What is asked :: In the copy, include every entry exactly but none of the images.

[Entries with chart source code]
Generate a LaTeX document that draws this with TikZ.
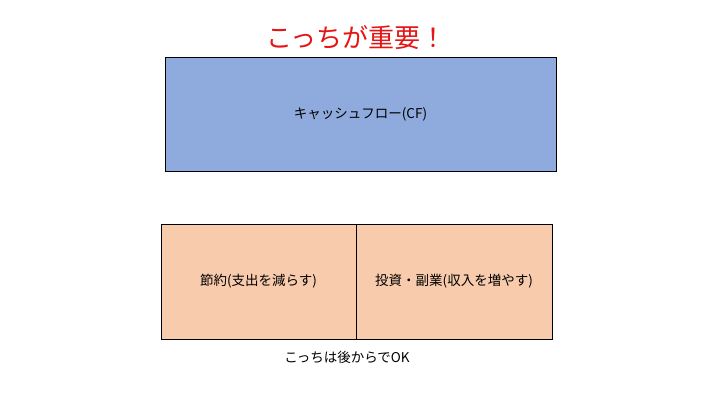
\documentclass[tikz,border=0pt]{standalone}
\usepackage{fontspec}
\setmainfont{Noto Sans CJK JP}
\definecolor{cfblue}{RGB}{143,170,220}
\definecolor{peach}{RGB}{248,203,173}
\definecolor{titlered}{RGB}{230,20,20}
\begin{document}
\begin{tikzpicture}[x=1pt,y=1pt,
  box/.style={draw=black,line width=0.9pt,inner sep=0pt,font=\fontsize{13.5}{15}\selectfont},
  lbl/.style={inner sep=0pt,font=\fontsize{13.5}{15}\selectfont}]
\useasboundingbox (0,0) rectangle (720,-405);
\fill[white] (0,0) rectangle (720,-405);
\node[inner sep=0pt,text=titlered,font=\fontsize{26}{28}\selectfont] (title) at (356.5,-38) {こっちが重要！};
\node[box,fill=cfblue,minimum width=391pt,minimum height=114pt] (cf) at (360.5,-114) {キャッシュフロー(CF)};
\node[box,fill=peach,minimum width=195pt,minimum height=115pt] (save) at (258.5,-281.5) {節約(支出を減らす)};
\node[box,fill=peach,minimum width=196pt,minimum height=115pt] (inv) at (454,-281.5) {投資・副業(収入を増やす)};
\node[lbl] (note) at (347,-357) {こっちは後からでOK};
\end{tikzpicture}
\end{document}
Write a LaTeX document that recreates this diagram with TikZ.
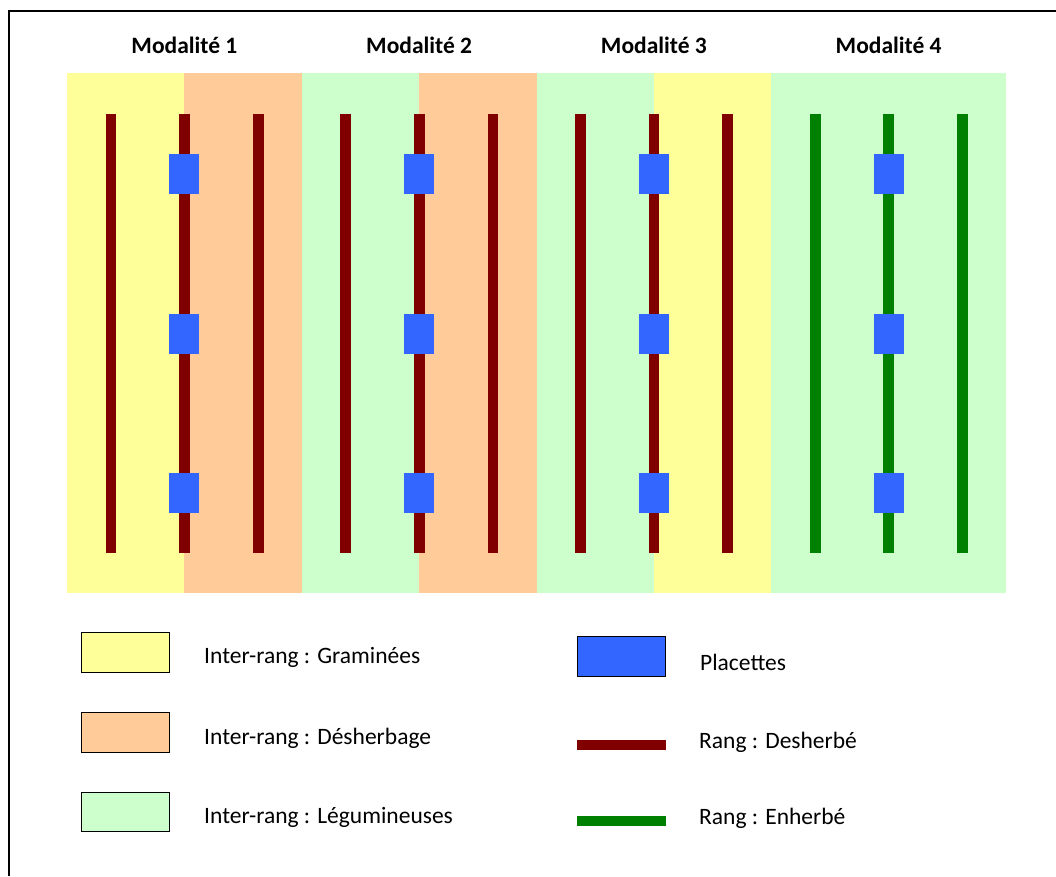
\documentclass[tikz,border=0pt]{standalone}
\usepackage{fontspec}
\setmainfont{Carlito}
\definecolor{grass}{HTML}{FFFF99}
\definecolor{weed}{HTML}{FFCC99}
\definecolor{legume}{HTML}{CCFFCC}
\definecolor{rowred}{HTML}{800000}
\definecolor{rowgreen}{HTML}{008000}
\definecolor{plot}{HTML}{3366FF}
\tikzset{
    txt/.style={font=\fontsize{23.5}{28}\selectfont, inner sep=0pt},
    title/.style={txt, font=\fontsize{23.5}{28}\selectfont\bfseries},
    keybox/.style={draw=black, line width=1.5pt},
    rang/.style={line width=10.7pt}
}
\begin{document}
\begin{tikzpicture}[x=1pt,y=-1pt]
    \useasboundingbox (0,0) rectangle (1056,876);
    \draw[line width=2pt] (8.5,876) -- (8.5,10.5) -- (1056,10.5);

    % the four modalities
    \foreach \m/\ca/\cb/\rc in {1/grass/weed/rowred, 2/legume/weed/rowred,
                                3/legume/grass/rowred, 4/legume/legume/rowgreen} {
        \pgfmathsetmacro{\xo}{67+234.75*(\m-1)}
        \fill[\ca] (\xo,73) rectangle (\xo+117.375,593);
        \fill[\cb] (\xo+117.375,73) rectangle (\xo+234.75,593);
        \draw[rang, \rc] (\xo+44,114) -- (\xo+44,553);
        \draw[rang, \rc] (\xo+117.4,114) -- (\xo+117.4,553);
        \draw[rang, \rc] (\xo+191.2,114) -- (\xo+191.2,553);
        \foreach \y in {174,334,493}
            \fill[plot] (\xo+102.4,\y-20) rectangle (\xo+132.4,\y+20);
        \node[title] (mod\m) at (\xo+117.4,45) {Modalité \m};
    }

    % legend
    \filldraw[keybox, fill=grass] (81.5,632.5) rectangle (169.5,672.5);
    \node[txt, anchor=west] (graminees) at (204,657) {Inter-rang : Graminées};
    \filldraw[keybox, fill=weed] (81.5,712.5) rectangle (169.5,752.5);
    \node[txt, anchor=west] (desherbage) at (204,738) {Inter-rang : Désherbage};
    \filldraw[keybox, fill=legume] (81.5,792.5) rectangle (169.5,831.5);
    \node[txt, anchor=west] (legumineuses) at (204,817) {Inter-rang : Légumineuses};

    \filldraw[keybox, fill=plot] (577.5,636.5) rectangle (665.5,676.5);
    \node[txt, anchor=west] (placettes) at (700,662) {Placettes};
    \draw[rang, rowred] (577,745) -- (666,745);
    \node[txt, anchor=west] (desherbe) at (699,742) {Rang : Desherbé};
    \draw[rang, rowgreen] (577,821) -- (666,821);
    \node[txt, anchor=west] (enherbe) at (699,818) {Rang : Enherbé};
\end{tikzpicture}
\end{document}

Expected answer ::
Generate a LaTeX document that draws this with TikZ.
\documentclass[tikz,border=0pt]{standalone}
\usepackage{fontspec}
\setmainfont{Noto Sans CJK JP}
\definecolor{cfblue}{RGB}{143,170,220}
\definecolor{peach}{RGB}{248,203,173}
\definecolor{titlered}{RGB}{230,20,20}
\begin{document}
\begin{tikzpicture}[x=1pt,y=1pt,
  box/.style={draw=black,line width=0.9pt,inner sep=0pt,font=\fontsize{13.5}{15}\selectfont},
  lbl/.style={inner sep=0pt,font=\fontsize{13.5}{15}\selectfont}]
\useasboundingbox (0,0) rectangle (720,-405);
\fill[white] (0,0) rectangle (720,-405);
\node[inner sep=0pt,text=titlered,font=\fontsize{26}{28}\selectfont] (title) at (356.5,-38) {こっちが重要！};
\node[box,fill=cfblue,minimum width=391pt,minimum height=114pt] (cf) at (360.5,-114) {キャッシュフロー(CF)};
\node[box,fill=peach,minimum width=195pt,minimum height=115pt] (save) at (258.5,-281.5) {節約(支出を減らす)};
\node[box,fill=peach,minimum width=196pt,minimum height=115pt] (inv) at (454,-281.5) {投資・副業(収入を増やす)};
\node[lbl] (note) at (347,-357) {こっちは後からでOK};
\end{tikzpicture}
\end{document}
Write a LaTeX document that recreates this diagram with TikZ.
\documentclass[tikz,border=0pt]{standalone}
\usepackage{fontspec}
\setmainfont{Carlito}
\definecolor{grass}{HTML}{FFFF99}
\definecolor{weed}{HTML}{FFCC99}
\definecolor{legume}{HTML}{CCFFCC}
\definecolor{rowred}{HTML}{800000}
\definecolor{rowgreen}{HTML}{008000}
\definecolor{plot}{HTML}{3366FF}
\tikzset{
    txt/.style={font=\fontsize{23.5}{28}\selectfont, inner sep=0pt},
    title/.style={txt, font=\fontsize{23.5}{28}\selectfont\bfseries},
    keybox/.style={draw=black, line width=1.5pt},
    rang/.style={line width=10.7pt}
}
\begin{document}
\begin{tikzpicture}[x=1pt,y=-1pt]
    \useasboundingbox (0,0) rectangle (1056,876);
    \draw[line width=2pt] (8.5,876) -- (8.5,10.5) -- (1056,10.5);

    % the four modalities
    \foreach \m/\ca/\cb/\rc in {1/grass/weed/rowred, 2/legume/weed/rowred,
                                3/legume/grass/rowred, 4/legume/legume/rowgreen} {
        \pgfmathsetmacro{\xo}{67+234.75*(\m-1)}
        \fill[\ca] (\xo,73) rectangle (\xo+117.375,593);
        \fill[\cb] (\xo+117.375,73) rectangle (\xo+234.75,593);
        \draw[rang, \rc] (\xo+44,114) -- (\xo+44,553);
        \draw[rang, \rc] (\xo+117.4,114) -- (\xo+117.4,553);
        \draw[rang, \rc] (\xo+191.2,114) -- (\xo+191.2,553);
        \foreach \y in {174,334,493}
            \fill[plot] (\xo+102.4,\y-20) rectangle (\xo+132.4,\y+20);
        \node[title] (mod\m) at (\xo+117.4,45) {Modalité \m};
    }

    % legend
    \filldraw[keybox, fill=grass] (81.5,632.5) rectangle (169.5,672.5);
    \node[txt, anchor=west] (graminees) at (204,657) {Inter-rang : Graminées};
    \filldraw[keybox, fill=weed] (81.5,712.5) rectangle (169.5,752.5);
    \node[txt, anchor=west] (desherbage) at (204,738) {Inter-rang : Désherbage};
    \filldraw[keybox, fill=legume] (81.5,792.5) rectangle (169.5,831.5);
    \node[txt, anchor=west] (legumineuses) at (204,817) {Inter-rang : Légumineuses};

    \filldraw[keybox, fill=plot] (577.5,636.5) rectangle (665.5,676.5);
    \node[txt, anchor=west] (placettes) at (700,662) {Placettes};
    \draw[rang, rowred] (577,745) -- (666,745);
    \node[txt, anchor=west] (desherbe) at (699,742) {Rang : Desherbé};
    \draw[rang, rowgreen] (577,821) -- (666,821);
    \node[txt, anchor=west] (enherbe) at (699,818) {Rang : Enherbé};
\end{tikzpicture}
\end{document}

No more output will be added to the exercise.